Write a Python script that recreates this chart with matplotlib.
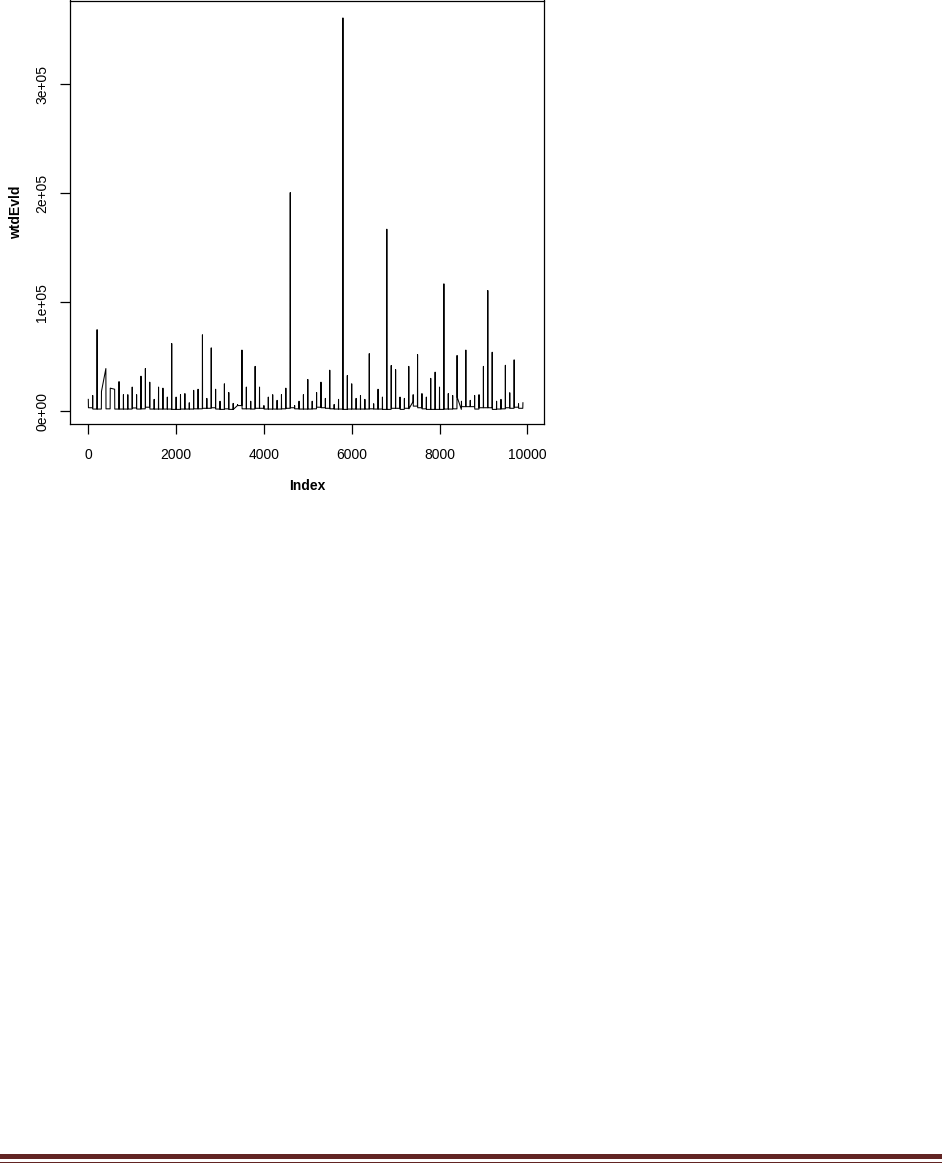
import numpy as np
import matplotlib
matplotlib.use("Agg")
import matplotlib.pyplot as plt
from matplotlib.patches import Rectangle

# ---- data (values in units) ----
spike_index = list(range(0, 10000, 100))
spike_value = [
    10.7, 14.3, 74.7, 18.0, 39.0, 21.0, 20.0, 27.0, 15.0, 15.0,
    22.0, 15.0, 32.0, 39.0, 26.5, 10.7, 22.0, 21.0, 12.8, 62.0,
    12.8, 15.0, 16.0, 7.6, 19.0, 20.0, 70.0, 11.6, 58.0, 20.0,
    9.0, 25.0, 17.0, 7.0, 6.0, 56.0, 22.0, 9.0, 41.0, 22.0,
    5.0, 12.8, 15.0, 9.8, 15.0, 21.0, 200.6, 5.0, 9.0, 15.0,
    29.0, 9.0, 17.0, 26.5, 11.6, 37.5, 6.0, 10.7, 361.0, 32.6,
    25.0, 11.6, 14.3, 10.7, 52.7, 6.7, 20.0, 12.8, 167.0, 41.8,
    38.0, 12.8, 11.6, 41.0, 15.0, 51.8, 16.0, 12.8, 30.0, 35.7,
    22.0, 116.8, 16.0, 14.3, 51.0, 9.0, 56.0, 9.8, 14.3, 15.0,
    41.0, 110.7, 54.0, 9.0, 10.7, 42.0, 16.8, 47.0, 6.7, 7.6,
]
nan = float("nan")
# level just after each spike
base_after = [
    3.0, 1.8, 1.8, nan, 2.0, nan, 1.8, 1.8, 1.8, 1.8,
    2.8, 1.8, 2.0, 3.5, 1.8, 1.8, 1.8, 1.8, 1.8, 1.5,
    1.5, 1.8, 1.8, 1.8, 2.0, 2.0, 2.5, 2.5, 3.0, 1.8,
    1.5, 2.0, 1.5, 1.5, 5.0, 2.0, 2.0, 1.8, 2.5, 2.5,
    1.8, 1.8, 1.8, 1.8, 2.0, 2.5, 3.0, 2.0, 1.8, 1.8,
    1.8, 2.0, 3.5, 3.0, 2.5, 2.0, 1.8, 1.8, 1.5, 1.8,
    1.8, 1.8, 1.8, 1.8, 2.0, 1.8, 1.8, 1.5, 1.5, 2.5,
    2.5, 1.5, 2.5, 2.0, 4.5, 3.0, 2.0, 1.5, 1.5, 1.5,
    1.5, 1.8, 1.8, 2.0, 12.6, 4.0, 4.0, 4.0, 1.8, 3.0,
    3.0, 3.0, 1.5, 1.8, 2.0, 3.0, 2.5, 3.5, 2.5, nan,
]
# level just before the next spike
base_before = [
    3.0, 1.8, 1.8, nan, 2.0, nan, 1.8, 1.8, 1.8, 1.8,
    2.8, 1.8, 2.0, 3.5, 1.8, 1.8, 1.8, 1.8, 1.8, 1.5,
    1.5, 1.8, 1.8, 1.8, 2.0, 2.0, 2.5, 2.5, 3.0, 1.8,
    1.5, 2.0, 1.5, 5.0, 5.0, 2.0, 2.0, 1.8, 2.5, 2.5,
    1.8, 1.8, 1.8, 1.8, 2.0, 2.5, 3.0, 2.0, 1.8, 1.8,
    1.8, 2.0, 3.5, 3.0, 2.5, 2.0, 1.8, 1.8, 1.5, 1.8,
    1.8, 1.8, 1.8, 1.8, 2.0, 1.8, 1.8, 1.5, 1.5, 2.5,
    2.5, 1.5, 2.5, 8.6, 4.5, 3.0, 2.0, 1.5, 1.5, 1.5,
    1.5, 1.8, 1.8, 2.0, 1.5, 4.0, 4.0, 4.0, 1.8, 3.0,
    3.0, 3.0, 1.5, 1.8, 2.0, 3.0, 2.5, 3.5, 2.5, nan,
]
x_ticks = [0, 2000, 4000, 6000, 8000, 10000]
y_ticks = [0, 100000, 200000, 300000]
y_tick_labels = ["0e+00", "1e+05", "2e+05", "3e+05"]

# build the line series from the block data
xs, ys = [], []
for i, s, a, b in zip(spike_index, spike_value, base_after, base_before):
    xs.append(i); ys.append(s * 1000)
    if not np.isnan(a):
        xs.append(i + 3); ys.append(a * 1000)
    if not np.isnan(b):
        xs.append(i + 97); ys.append(b * 1000)

plt.rcParams["font.family"] = ["Liberation Sans", "DejaVu Sans"]
W, H = 942, 1163
fig = plt.figure(figsize=(W / 100, H / 100), dpi=100)
left, right, top, bottom = 70, 544.3, 0.5, 424.3
ax = fig.add_axes([left / W, 1 - bottom / H, (right - left) / W, (bottom - top) / H])
ax.plot(xs, ys, color="black", lw=0.75)
ax.set_xlim(-417, 10387)
ax.set_ylim(-12200, 377000)
ax.set_xticks(x_ticks)
ax.set_xticklabels([str(t) for t in x_ticks])
ax.set_yticks(y_ticks)
ax.set_yticklabels(y_tick_labels, rotation=90, va="center")
ax.tick_params(axis="both", length=7, width=0.9, labelsize=10, pad=10, color="black")
ax.tick_params(axis="y", pad=8)
for sp in ax.spines.values():
    sp.set_linewidth(0.9)
ax.set_xlabel("Index", fontsize=10, fontweight="bold", labelpad=12)
ax.set_ylabel("wtdEvld", fontsize=10, fontweight="bold", labelpad=9)

# footer lines
col = "#622423"
fig.add_artist(Rectangle((0, 1 - 1159.3 / H), 1, 5.3 / H, transform=fig.transFigure,
                         color=col, lw=0))
fig.add_artist(Rectangle((0, 0), 1, 1.3 / H, transform=fig.transFigure, color=col, lw=0))

fig.savefig("out.png", dpi=100)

● To do
Reproduce the material above exactly, first line through the line that contains "from matplotlib.patches import Rectangle", minus the pictures.

● Response
Write a Python script that recreates this chart with matplotlib.
import numpy as np
import matplotlib
matplotlib.use("Agg")
import matplotlib.pyplot as plt
from matplotlib.patches import Rectangle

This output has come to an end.